For one thing, New Zealand environmental regulation is in a state of flux. In addition to "three waters" reform — drinking water, wastewater and stormwater — there is a Water Services Bill now before the health select committee to regulate drinking water standards.
There is the prospect of a Climate Change Adaptation Act among the three proposed legislative successors to the Resource Management Act, as well as the Zero Carbon Act and various amendments to the Local Government Act.
"Taken as a whole it is very difficult at this time to predict their impacts on the New Zealand three waters segment and on the timeframe and total costs (capital and operating) of subsequent changes in standards which apply to the proposed aggregated Water Services Entities," Beca says.
These entities are the yet-to-be-determined but small number of specialist water authorities to which the 67 councils with three waters responsibilities are invited to offload that burden. Think Watercare-plus.
Notwithstanding all the uncertainty, Beca says the direction of travel is clearly for greater regulatory discipline to apply to both the economic and environmental performance of the three waters sector than has historically been the case.
Important to that discipline will be the Māori role in the governance of the new water authorities, as a voice not only for environmental stewardship of waterways but for intergenerational equity. Any resulting higher standards would come at some cost.
An important omission from WICS' brief is the impacts of climate change. Yet it has inevitable impacts for stormwater — historically the lowest priority and least understood of councils' water assets.

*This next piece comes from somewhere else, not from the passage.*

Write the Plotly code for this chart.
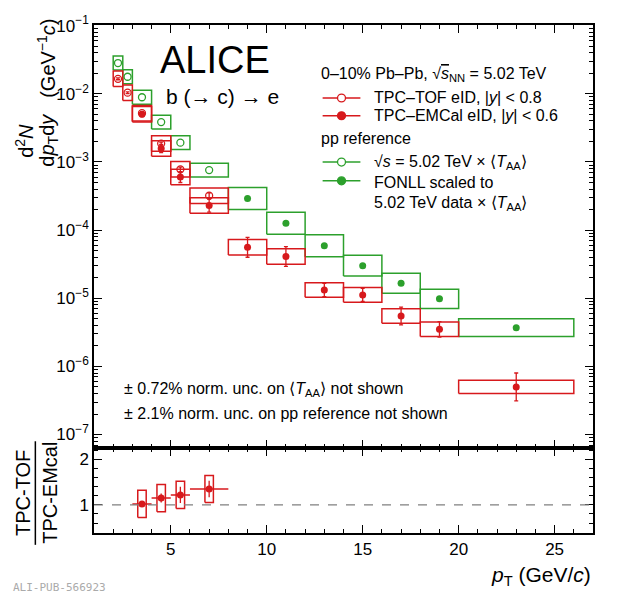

Climate change will also have implications on the supply side. Only last week the statisticians informed us that average precipitation (rain and snow) nationwide over the past five years was 3 per cent lower than the five years prior, and down 12 per cent on the second half of the 1990s, since when the population has increased by nearly a third.
Overall, WICS assesses New Zealand's three waters sector to be in a broadly similar position to Scotland in 2002 in terms of relative operating efficiency and levels of service. Since then Scottish Water, the single national provider, has lowered its unit costs by 45 per cent and closed the gap in levels of service on the best-performing water companies in the UK.
It reckons New Zealand could achieve similar outcomes over the next 30 years, with the best odds for doing so coming from scenarios with consolidation into between one and four entities.
As with any infrastructure investment, the costs have to weighed against the benefits. The Government also released the results of modelling by Deloitte of the economic impact of its proposed reform approach, using WICS' estimate of the likely investment requirement.
The takeaway conclusion is that the proposed reforms could increase gross domestic product by between $14b and $23b in present value terms over the next 30 years compared with the counterfactual in which councils continued to deliver three waters services. That would lift GDP by 0.3 to 0.5 per cent per annum on average.
Provincial and rural regions would enjoy the greatest benefit, including job creation.
Mahuta said it was clear the affordability challenges facing water infrastructure were too great for councils alone.
Key decisions have yet to be made on the number, boundaries, governance and funding of the new water authorities. They can be expected over coming months.
But for the councils, on these numbers opting in — assuming it remains their choice — should be a no-brainer.